Job:
Exactly the lines from the first line of the records to the line holding "const AXIS = '#898989';" should be duplicated, and nothing more; pictures stay out.

Information provided:
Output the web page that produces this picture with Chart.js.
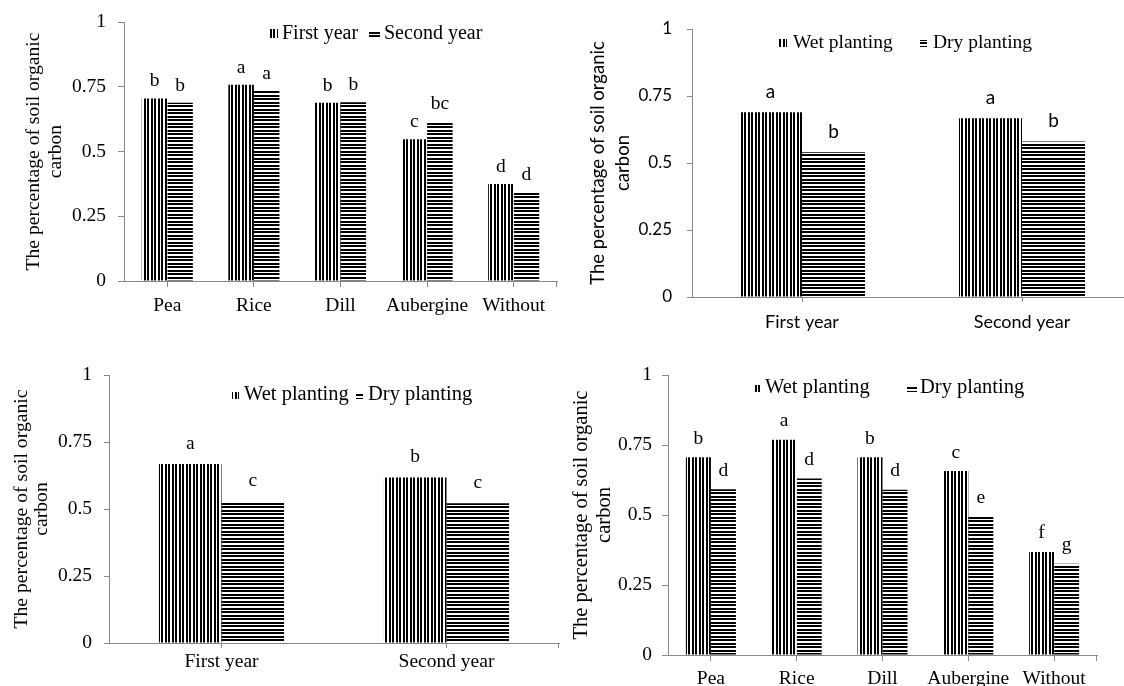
<!DOCTYPE html>
<html>
<head>
<meta charset="utf-8">
<script src="https://cdn.jsdelivr.net/npm/chart.js@4.4.1/dist/chart.umd.min.js"></script>
<style>
  html, body { margin: 0; padding: 0; background: #fff; }
  body { position: relative; width: 1124px; height: 686px; overflow: hidden; }
  canvas { position: absolute; }
</style>
</head>
<body>
<canvas id="c1" width="562" height="345" style="left:0;top:0"></canvas>
<canvas id="c2" width="600" height="345" style="left:562px;top:0"></canvas>
<canvas id="c3" width="562" height="341" style="left:0;top:345px"></canvas>
<canvas id="c4" width="562" height="341" style="left:562px;top:345px"></canvas>
<script>
// ---- data ----
const crops = ['Pea', 'Rice', 'Dill', 'Aubergine', 'Without'];
const years = ['First year', 'Second year'];
const yearSeries = ['First year', 'Second year'];
const plantingSeries = ['Wet planting', 'Dry planting'];
const yTitle = ['The percentage of soil organic', 'carbon'];
const yTickStep = 0.25;

// (a) crops by year
const cropFirstYear = [0.705, 0.758, 0.688, 0.547, 0.375];
const cropSecondYear = [0.688, 0.735, 0.690, 0.617, 0.345];
const cropFirstYearLetters = ['b', 'a', 'b', 'c', 'd'];
const cropSecondYearLetters = ['b', 'a', 'b', 'bc', 'd'];

// (b) planting method by year
const yearWet = [0.689, 0.667];
const yearDry = [0.540, 0.580];
const yearWetLetters = ['a', 'a'];
const yearDryLetters = ['b', 'b'];

// (c) planting method by year, second site
const siteWet = [0.668, 0.618];
const siteDry = [0.530, 0.521];
const siteWetLetters = ['a', 'b'];
const siteDryLetters = ['c', 'c'];

// (d) planting method by crop
const cropWet = [0.706, 0.769, 0.706, 0.657, 0.368];
const cropDry = [0.592, 0.630, 0.590, 0.495, 0.326];
const cropWetLetters = ['b', 'a', 'b', 'c', 'f'];
const cropDryLetters = ['d', 'd', 'd', 'e', 'g'];

// ---- styling ----
const SERIF = '"Liberation Serif", "Times New Roman", serif';
const SANS = 'Lato, "Open Sans", sans-serif';
const AXIS = '#898989';

function stripes(ctx, vertical) {
  const t = document.createElement('canvas');
  t.width = 7; t.height = 7;
  const g = t.getContext('2d');
  g.fillStyle = '#fff'; g.fillRect(0, 0, 7, 7);
  g.fillStyle = '#000';
  if (vertical) { g.fillRect(0, 0, 2, 7); g.fillRect(4, 0, 2, 7); }
  else { g.fillRect(0, 0, 7, 2); g.fillRect(0, 4, 7, 2); }
  return ctx.createPattern(t, 'repeat');
}

// letters above bars, custom legend, closing tick on the category axis
const marks = {
  id: 'marks',
  afterDatasetsDraw(chart, args, o) {
    const ctx = chart.ctx;
    ctx.save();
    ctx.fillStyle = '#000';
    ctx.font = o.font;
    ctx.textAlign = 'center';
    ctx.textBaseline = 'alphabetic';
    o.letters.forEach((arr, di) => {
      chart.getDatasetMeta(di).data.forEach((bar, i) => {
        ctx.fillText(arr[i], bar.x, bar.y - o.gap);
      });
    });
    const a = chart.chartArea;
    ctx.strokeStyle = AXIS; ctx.lineWidth = 1;
    const rx = Math.round(a.right) - 0.5;
    ctx.beginPath(); ctx.moveTo(rx, a.bottom); ctx.lineTo(rx, a.bottom + o.tick); ctx.stroke();

    const L = o.legend;
    ctx.font = L.font;
    ctx.textAlign = 'left';
    chart.data.datasets.forEach((ds, di) => {
      const sx = L.x[di], sw = L.box[di][0], sh = L.box[di][1];
      ctx.fillStyle = ds.backgroundColor;
      ctx.fillRect(sx, L.y - 1 - sh, sw, sh);
      ctx.fillStyle = '#000';
      ctx.fillText(ds.label, sx + sw + L.gap, L.y);
    });
    ctx.restore();
  }
};

function panel(id, p) {
  const canvas = document.getElementById(id);
  const ctx = canvas.getContext('2d');
  const vert = stripes(ctx, true), horiz = stripes(ctx, false);
  return new Chart(ctx, {
    type: 'bar',
    data: {
      labels: p.labels,
      datasets: [
        { label: p.names[0], data: p.a, backgroundColor: vert, borderWidth: 0,
          categoryPercentage: p.cat, barPercentage: 1 },
        { label: p.names[1], data: p.b, backgroundColor: horiz, borderWidth: 0,
          categoryPercentage: p.cat, barPercentage: 1 }
      ]
    },
    options: {
      responsive: false,
      animation: false,
      devicePixelRatio: 1,
      layout: { padding: { left: 0, top: p.top, right: p.right, bottom: 0 } },
      plugins: {
        legend: { display: false },
        tooltip: { enabled: false },
        marks: { letters: [p.la, p.lb], gap: p.gap, font: p.labelFont, tick: p.xTick,
                 legend: p.legend }
      },
      scales: {
        x: {
          grid: { offset: false, drawOnChartArea: false, drawTicks: true, tickLength: p.xTick, color: AXIS },
          border: { color: AXIS, width: 1 },
          ticks: { color: '#000', font: p.xFont, padding: p.xPad, maxRotation: 0, autoSkip: false },
          afterFit: s => { s.height = p.xH; s.paddingLeft = 0; s.paddingRight = 0; }
        },
        y: {
          min: 0, max: 1,
          grid: { drawOnChartArea: false, drawTicks: true, tickLength: p.yTick, color: AXIS },
          border: { color: AXIS, width: 1 },
          ticks: { stepSize: yTickStep, color: '#000', font: p.yFont, padding: p.yPad,
                   callback: v => String(Math.round(v * 100) / 100) },
          title: { display: true, text: yTitle, color: '#000', font: p.titleFont,
                   padding: { top: p.titlePad, bottom: 0 } },
          afterFit: s => { s.width = p.yW; s.paddingTop = 0; s.paddingBottom = 0; }
        }
      }
    },
    plugins: [marks]
  });
}

panel('c1', {
  labels: crops, names: yearSeries, a: cropFirstYear, b: cropSecondYear,
  la: cropFirstYearLetters, lb: cropSecondYearLetters,
  cat: 0.59, top: 22, right: 5, yW: 124, xH: 64,
  xTick: 6, yTick: 6, xPad: 7, yPad: 12, gap: 12,
  xFont: { family: SERIF, size: 19.5 }, yFont: { family: SERIF, size: 19.5 },
  titleFont: { family: SERIF, size: 19.6, lineHeight: 22 / 19.6 }, titlePad: 23,
  labelFont: '19.5px ' + SERIF,
  legend: { x: [270, 369], box: [[8, 9], [11, 6]], y: 39, gap: 4, font: '20px ' + SERIF }
});

panel('c2', {
  labels: years, names: plantingSeries, a: yearWet, b: yearDry,
  la: yearWetLetters, lb: yearDryLetters,
  cat: 0.573, top: 29, right: 30, yW: 130, xH: 48,
  xTick: 5, yTick: 5, xPad: 9, yPad: 15, gap: 14.5,
  xFont: { family: SANS, size: 18 }, yFont: { family: SANS, size: 17 },
  titleFont: { family: SANS, size: 18.5, lineHeight: 25 / 18.5 }, titlePad: 23.5,
  labelFont: '19px ' + SANS,
  legend: { x: [217, 358], box: [[8, 8], [7, 7]], y: 48, gap: 6, font: '19.5px ' + SERIF }
});

panel('c3', {
  labels: years, names: plantingSeries, a: siteWet, b: siteDry,
  la: siteWetLetters, lb: siteDryLetters,
  cat: 0.556, top: 30, right: 3, yW: 109, xH: 43,
  xTick: 5, yTick: 5, xPad: 2, yPad: 12, gap: 15,
  xFont: { family: SERIF, size: 19.5 }, yFont: { family: SERIF, size: 19.5 },
  titleFont: { family: SERIF, size: 19.7, lineHeight: 20 / 19.7 }, titlePad: 12,
  labelFont: '19.5px ' + SERIF,
  legend: { x: [232, 356], box: [[7, 7], [7, 6]], y: 55, gap: 5, font: '20.5px ' + SERIF }
});

panel('c4', {
  labels: crops, names: plantingSeries, a: cropWet, b: cropDry,
  la: cropWetLetters, lb: cropDryLetters,
  cat: 0.583, top: 30, right: 27, yW: 106, xH: 31,
  xTick: 6, yTick: 6, xPad: 6, yPad: 10, gap: 13.5,
  xFont: { family: SERIF, size: 19.5 }, yFont: { family: SERIF, size: 19.5 },
  titleFont: { family: SERIF, size: 20.5, lineHeight: 23 / 20.5 }, titlePad: 8.5,
  labelFont: '19.5px ' + SERIF,
  legend: { x: [193, 345], box: [[7, 7], [10, 6]], y: 48, gap: 3, font: '20.5px ' + SERIF }
});
</script>
</body>
</html>
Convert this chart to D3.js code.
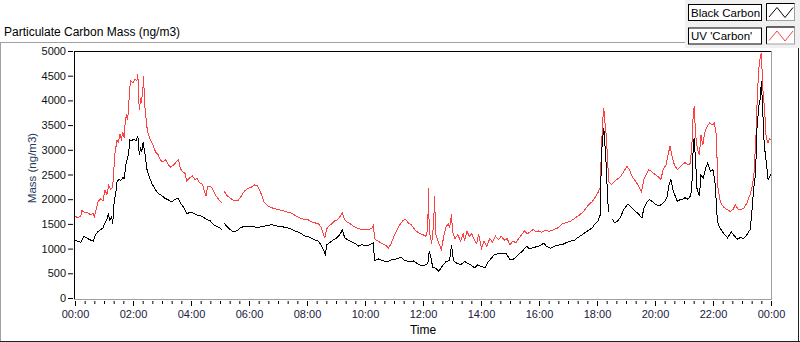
<!DOCTYPE html>
<html><head><meta charset="utf-8">
<script src="https://cdn.jsdelivr.net/npm/d3@7"></script>
<style>
html,body{margin:0;padding:0;background:#fff;overflow:hidden}
text{font-family:"Liberation Sans",Arial,sans-serif}
</style>
</head><body><svg id="chart" width="800" height="342"></svg>
<script>
const chartTitle = "Particulate Carbon Mass (ng/m3)";
const seriesNames = ["Black Carbon", "UV 'Carbon'"];
const seriesColors = ["#000000", "#ff4040"];
const yLabel = "Mass (ng/m3)";
const xLabel = "Time";
const yTicks = [0, 500, 1000, 1500, 2000, 2500, 3000, 3500, 4000, 4500, 5000];
const xTickTimes = ["00:00","02:00","04:00","06:00","08:00","10:00","12:00","14:00","16:00","18:00","20:00","22:00","24:00"];
const xTickLabels = ["00:00","02:00","04:00","06:00","08:00","10:00","12:00","14:00","16:00","18:00","20:00","22:00","00:00"];

const bcTime = ["00:00","00:06","00:12","00:18","00:22","00:27","00:33","00:38","00:42","00:48","00:53","00:58",
"01:02","01:06","01:09","01:12","01:16","01:18","01:21","01:24","01:27","01:31","01:35","01:39","01:42","01:45","01:49","01:51","01:53","01:57",
"02:02","02:06","02:10","02:13","02:16","02:18","02:21","02:25","02:29","02:33","02:40","02:46","02:52",
"03:00","03:06","03:12","03:20","03:28","03:34","03:38","03:45","03:52","03:58",
"04:05","04:12","04:20","04:28","04:33","04:40","04:47","04:54",
"05:00","05:04","05:06","05:08","05:15","05:22","05:28","05:35","05:42","05:50",
"06:00","06:10","06:20","06:30","06:40","06:47","06:55",
"07:05","07:15","07:25","07:35","07:45","07:55",
"08:05","08:15","08:24","08:30","08:35","08:38","08:41","08:48","08:55",
"09:02","09:09","09:13","09:18","09:25","09:32","09:40","09:46","09:54",
"10:02","10:10","10:17","10:20","10:28","10:38","10:48","10:56",
"11:05","11:15","11:22","11:30","11:40","11:48","11:57",
"12:05","12:10","12:13","12:16","12:20","12:27","12:33","12:40","12:48","12:55","12:59",
"13:03","13:10","13:19","13:26","13:33","13:40","13:47","13:53",
"14:00","14:08","14:14","14:20","14:28","14:36","14:44","14:52",
"15:00","15:06","15:13","15:20","15:27","15:34","15:40","15:48","15:56",
"16:03","16:10","16:16","16:24","16:32","16:40","16:48","16:56",
"17:04","17:12","17:20","17:28","17:36","17:44","17:50","17:56",
"18:02","18:07","18:09","18:12","18:14","18:16","18:19","18:22","18:24","18:28","18:32","18:37","18:43","18:49","18:55",
"19:00","19:03","19:09","19:15","19:20","19:26","19:33","19:37","19:42","19:48","19:55",
"20:01","20:08","20:14","20:20","20:25","20:29","20:33","20:38","20:46","20:52","20:58",
"21:02","21:08","21:13","21:16","21:19","21:21","21:24","21:27","21:32","21:35","21:40","21:45","21:49","21:55",
"22:00","22:04","22:07","22:09","22:14","22:22","22:30","22:38","22:44","22:50","22:56",
"23:04","23:10","23:17","23:20","23:24","23:28","23:31","23:35","23:38","23:40","23:43","23:46","23:50","23:54","23:57","24:00"];
const bcMass = [1160,1150,1130,1250,1230,1200,1170,1150,1280,1350,1380,1420,
1520,1600,1690,1580,1650,1490,1950,2100,2360,2400,2380,2440,2420,2700,2850,2900,3200,3180,
3220,3180,3280,2900,3050,2950,3150,2900,2600,2470,2300,2200,2120,
2070,2020,1990,1950,2000,2020,1920,1830,1700,1740,
1720,1680,1660,1620,1590,1560,1480,1450,
1420,1380,null,1520,1440,1380,1340,1360,1420,1450,
1440,1440,1430,1450,1470,1490,1460,
1450,1430,1410,1360,1320,1260,
1230,1180,1150,1060,950,880,1080,1130,1180,
1220,1300,1380,1220,1170,1140,1100,1050,1080,
1050,1080,1110,760,790,750,740,780,
790,830,760,740,750,700,650,
670,700,950,850,620,600,540,650,740,760,1080,
760,700,680,740,700,660,610,670,
640,610,720,790,880,900,910,900,
780,780,830,900,960,1050,1000,1020,1040,
1060,1110,1040,1010,1050,1070,1080,1120,
1150,1160,1220,1270,1330,1380,1420,1500,
1560,1690,2900,3250,3440,3170,2700,2000,1750,null,1590,1520,1560,1640,1790,
1850,1900,1860,1800,1750,1700,1620,1820,1920,1990,1950,
1900,1860,1900,1950,2050,2290,2400,2160,1960,1990,2000,
2030,2000,2060,2200,3040,3240,2770,2200,2060,2490,2430,2630,2730,2560,
2600,2360,1900,1550,1420,1310,1220,1340,1260,1190,1220,
1210,1280,1390,1690,2200,2500,3440,3900,4050,4390,3780,3100,2770,2400,2450,2500];

const uvTime = ["00:00","00:06","00:12","00:14","00:20","00:27","00:33","00:37","00:40","00:43","00:48","00:53","00:58",
"01:02","01:06","01:10","01:14","01:18","01:21","01:23","01:27","01:30","01:33","01:36","01:39","01:42","01:44","01:47","01:49","01:53","01:55",
"02:00","02:04","02:08","02:10","02:13","02:16","02:17","02:20","02:22","02:24","02:26","02:28","02:32","02:36","02:41","02:47","02:52","02:57",
"03:03","03:08","03:13","03:18","03:24","03:30","03:34","03:38","03:42","03:48","03:51","03:56",
"04:03","04:08","04:13","04:18","04:24","04:28","04:31","04:34","04:41","04:45","04:51","04:57",
"05:04","05:06","05:08","05:15","05:23","05:30","05:37","05:43","05:51",
"06:00","06:06","06:12","06:17","06:22","06:26","06:31","06:37","06:45","06:54",
"07:00","07:09","07:18","07:28","07:36","07:45","07:54",
"08:03","08:10","08:17","08:24","08:30","08:34","08:37","08:41","08:46","08:51","08:57",
"09:03","09:09","09:13","09:18","09:24","09:30","09:36","09:42","09:48","09:56",
"10:06","10:15","10:17","10:21","10:27","10:36","10:45","10:48","10:54",
"11:00","11:05","11:12","11:18","11:23","11:30","11:36","11:45","11:54",
"12:00","12:06","12:10","12:11","12:13","12:18","12:22","12:24","12:26","12:31","12:38","12:43","12:48","12:52","12:55","12:59",
"13:01","13:06","13:12","13:18","13:23","13:26","13:31","13:36","13:41","13:45","13:51","13:55",
"14:01","14:06","14:12","14:18","14:24","14:30","14:36","14:42","14:48","14:54",
"15:00","15:06","15:12","15:18","15:24","15:30","15:36","15:42","15:48","15:54",
"16:00","16:06","16:12","16:21","16:30","16:39","16:48","16:57",
"17:06","17:15","17:24","17:33","17:42","17:50","17:57",
"18:03","18:07","18:09","18:12","18:14","18:16","18:19","18:22","18:24","18:30","18:36","18:41","18:48","18:54",
"19:02","19:07","19:13","19:21","19:27","19:32","19:37","19:42","19:47","19:54",
"20:00","20:06","20:12","20:17","20:23","20:27","20:31","20:35","20:40","20:46","20:51","20:57",
"21:02","21:09","21:13","21:17","21:19","21:21","21:24","21:28","21:32","21:35","21:39","21:43","21:47","21:53","21:58",
"22:03","22:07","22:10","22:15","22:21","22:29","22:36","22:42","22:46","22:52","22:57",
"23:04","23:10","23:17","23:22","23:25","23:29","23:32","23:36","23:40","23:43","23:47","23:50","23:54","23:57","24:00"];
const uvMass = [1650,1630,1650,1770,1730,1720,1680,1720,1650,1760,1960,2010,1970,
2180,2100,2280,2200,2250,2700,2950,3200,3150,3320,3220,3350,3250,3580,3720,3600,4200,4400,
4350,4430,4400,4530,3800,4050,3950,4150,4500,3900,3750,3500,3300,3200,3100,2950,2900,2780,
2760,2800,2700,2650,2690,2760,2800,2620,2560,2520,2370,2420,
2470,2400,2420,2330,2300,2150,2060,2250,2260,2200,2080,2000,
1920,null,2170,2070,2010,1970,1970,2050,2170,
2230,2250,2290,2270,2180,2090,1950,1880,1830,1810,
1790,1770,1740,1720,1670,1620,1590,
1580,1540,1520,1500,1420,1280,1230,1400,1470,1500,1560,
1580,1660,1720,1580,1530,1500,1450,1420,1400,1380,
1380,1420,1460,1180,1150,1100,1050,1000,1100,
1250,1350,1480,1560,1600,1520,1480,1360,1300,
1280,1250,1400,2230,1350,1100,1500,2060,1300,1150,980,1250,1450,1500,1420,1690,
1350,1200,1280,1150,1300,1150,1350,1250,1300,1200,1100,1300,
1000,1150,1050,1200,1130,1250,1180,1250,1170,1200,
1080,1150,1120,1200,1280,1360,1300,1340,1390,1340,
1360,1330,1370,1350,1380,1420,1500,1530,
1560,1620,1680,1760,1880,1950,2050,
2150,2250,3000,3600,3850,3600,3300,2800,2360,2300,2350,2400,2450,2540,
2660,2600,2450,2350,2250,2150,2400,2500,2600,2550,
2500,2460,2400,2600,2700,2900,3070,2880,2700,2600,2640,2700,
2740,2700,2720,3200,3700,3880,3300,3000,2900,3300,3100,3350,3450,3550,3500,
3540,3300,2250,1950,1850,1790,1750,1800,1890,1800,1790,
1820,1920,2100,2300,2550,3300,4180,4790,4960,4250,3780,3240,3140,3230,3200];

const toMin = s => { const p = s.split(":").map(Number); return p[0] * 60 + p[1]; };
const mk = (ts, vs) => ts.map((t, i) => ({ t: toMin(t), v: vs[i] }));
const series = [mk(bcTime, bcMass), mk(uvTime, uvMass)];

const svg = d3.select("#chart");
const W = 800, H = 342;
const x = d3.scaleLinear().domain([0, 1440]).range([75, 771]);
const y = d3.scaleLinear().domain([0, 5000]).range([298, 51]);

svg.append("rect").attr("width", W).attr("height", H).attr("fill", "#fff");

// outer panel borders
svg.append("line").attr("x1", 0).attr("x2", 686).attr("y1", 42.5).attr("y2", 42.5).attr("stroke", "#a0a0a0");
svg.append("line").attr("x1", 0.5).attr("x2", 0.5).attr("y1", 42).attr("y2", 342).attr("stroke", "#a0a0a0");
svg.append("line").attr("x1", 0).attr("x2", 800).attr("y1", 341.5).attr("y2", 341.5).attr("stroke", "#202020");
svg.append("line").attr("x1", 798.5).attr("x2", 798.5).attr("y1", 48).attr("y2", 342).attr("stroke", "#202020");

// title
svg.append("text").attr("x", 4).attr("y", 35.5).attr("font-size", 12).attr("fill", "#000").text(chartTitle);

// legend panel
svg.append("rect").attr("x", 685).attr("y", 0).attr("width", 115).attr("height", 48).attr("fill", "#f0f0f0");
seriesNames.forEach((name, i) => {
  const oy = i * 23.5;
  svg.append("rect").attr("x", 688.5).attr("y", 4.5 + oy).attr("width", 73).attr("height", 16)
    .attr("fill", "#fff").attr("stroke", "#000");
  svg.append("text").attr("x", 691).attr("y", 16.8 + oy).attr("font-size", 11.5).attr("fill", "#000").text(name);
  svg.append("rect").attr("x", 766.5).attr("y", 3.5 + oy).attr("width", 28).attr("height", 17)
    .attr("fill", "#fff").attr("stroke", "#a0a0a0");
  svg.append("path").attr("d", `M766.5,${20.5 + oy}V${3.5 + oy}H794.5`).attr("fill", "none").attr("stroke", "#000");
  svg.append("polyline").attr("points", `769,${17 + oy} 777,${7.5 + oy} 785,${17.5 + oy} 793,${7.5 + oy}`)
    .attr("fill", "none").attr("stroke", seriesColors[i]).attr("stroke-width", 1);
});

// plot area
svg.append("clipPath").attr("id", "clip").append("rect").attr("x", 75).attr("y", 52).attr("width", 696).attr("height", 247);
const lineGen = d3.line().defined(d => d.v != null).x(d => x(d.t)).y(d => y(d.v));
const plot = svg.append("g").attr("clip-path", "url(#clip)");
[1, 0].forEach(i => {
  plot.append("path").datum(series[i]).attr("d", lineGen).attr("fill", "none")
    .attr("stroke", seriesColors[i]).attr("stroke-width", 1).attr("shape-rendering", "crispEdges");
});

// frame
svg.append("line").attr("x1", 74).attr("x2", 772).attr("y1", 51.5).attr("y2", 51.5).attr("stroke", "#000");
svg.append("line").attr("x1", 74.5).attr("x2", 74.5).attr("y1", 51).attr("y2", 300).attr("stroke", "#000");
svg.append("line").attr("x1", 74).attr("x2", 772).attr("y1", 299.5).attr("y2", 299.5).attr("stroke", "#a0a0a0");
svg.append("line").attr("x1", 771.5).attr("x2", 771.5).attr("y1", 51).attr("y2", 300).attr("stroke", "#a0a0a0");

// y axis
const yAxis = d3.axisLeft(y).tickValues(yTicks).tickSize(5).tickPadding(2).tickFormat(d3.format("d"));
const gy = svg.append("g").attr("transform", "translate(73,0)").call(yAxis);
gy.select(".domain").remove();
gy.selectAll("line").attr("stroke", "#000");
gy.selectAll("text").attr("font-size", 11).attr("fill", "#111").attr("font-family", "Liberation Sans, Arial, sans-serif");

// x axis minor
const minorTicks = d3.range(0, 1441, 20);
const gxm = svg.append("g").attr("transform", "translate(0,301)")
  .call(d3.axisBottom(x).tickValues(minorTicks).tickSize(3).tickFormat(""));
gxm.select(".domain").remove();
gxm.selectAll("line").attr("stroke", "#000");

// x axis major
const xAxis = d3.axisBottom(x).tickValues(xTickTimes.map(toMin)).tickSize(5).tickPadding(4)
  .tickFormat((d, i) => xTickLabels[i]);
const gx = svg.append("g").attr("transform", "translate(0,301)").call(xAxis);
gx.select(".domain").remove();
gx.selectAll("line").attr("stroke", "#000");
gx.selectAll("text").attr("font-size", 11).attr("fill", "#1a2040").attr("font-family", "Liberation Sans, Arial, sans-serif");

// axis titles
svg.append("text").attr("x", 423).attr("y", 334).attr("text-anchor", "middle").attr("font-size", 12).attr("fill", "#000").text(xLabel);
svg.append("text").attr("transform", "translate(36,168) rotate(-90)").attr("text-anchor", "middle")
  .attr("font-size", 11.5).attr("fill", "#1f3d5c").text(yLabel);
</script>
</body></html>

Solution to this problem:
Output the web page that produces this picture with Chart.js.
<!DOCTYPE html>
<html>
<head>
<meta charset="utf-8">
<script src="https://cdn.jsdelivr.net/npm/chart.js@4.4.1/dist/chart.umd.min.js"></script>
<style>
  html, body { margin: 0; padding: 0; background: #fff; }
  body { position: relative; width: 1124px; height: 686px; overflow: hidden; }
  canvas { position: absolute; }
</style>
</head>
<body>
<canvas id="c1" width="562" height="345" style="left:0;top:0"></canvas>
<canvas id="c2" width="600" height="345" style="left:562px;top:0"></canvas>
<canvas id="c3" width="562" height="341" style="left:0;top:345px"></canvas>
<canvas id="c4" width="562" height="341" style="left:562px;top:345px"></canvas>
<script>
// ---- data ----
const crops = ['Pea', 'Rice', 'Dill', 'Aubergine', 'Without'];
const years = ['First year', 'Second year'];
const yearSeries = ['First year', 'Second year'];
const plantingSeries = ['Wet planting', 'Dry planting'];
const yTitle = ['The percentage of soil organic', 'carbon'];
const yTickStep = 0.25;

// (a) crops by year
const cropFirstYear = [0.705, 0.758, 0.688, 0.547, 0.375];
const cropSecondYear = [0.688, 0.735, 0.690, 0.617, 0.345];
const cropFirstYearLetters = ['b', 'a', 'b', 'c', 'd'];
const cropSecondYearLetters = ['b', 'a', 'b', 'bc', 'd'];

// (b) planting method by year
const yearWet = [0.689, 0.667];
const yearDry = [0.540, 0.580];
const yearWetLetters = ['a', 'a'];
const yearDryLetters = ['b', 'b'];

// (c) planting method by year, second site
const siteWet = [0.668, 0.618];
const siteDry = [0.530, 0.521];
const siteWetLetters = ['a', 'b'];
const siteDryLetters = ['c', 'c'];

// (d) planting method by crop
const cropWet = [0.706, 0.769, 0.706, 0.657, 0.368];
const cropDry = [0.592, 0.630, 0.590, 0.495, 0.326];
const cropWetLetters = ['b', 'a', 'b', 'c', 'f'];
const cropDryLetters = ['d', 'd', 'd', 'e', 'g'];

// ---- styling ----
const SERIF = '"Liberation Serif", "Times New Roman", serif';
const SANS = 'Lato, "Open Sans", sans-serif';
const AXIS = '#898989';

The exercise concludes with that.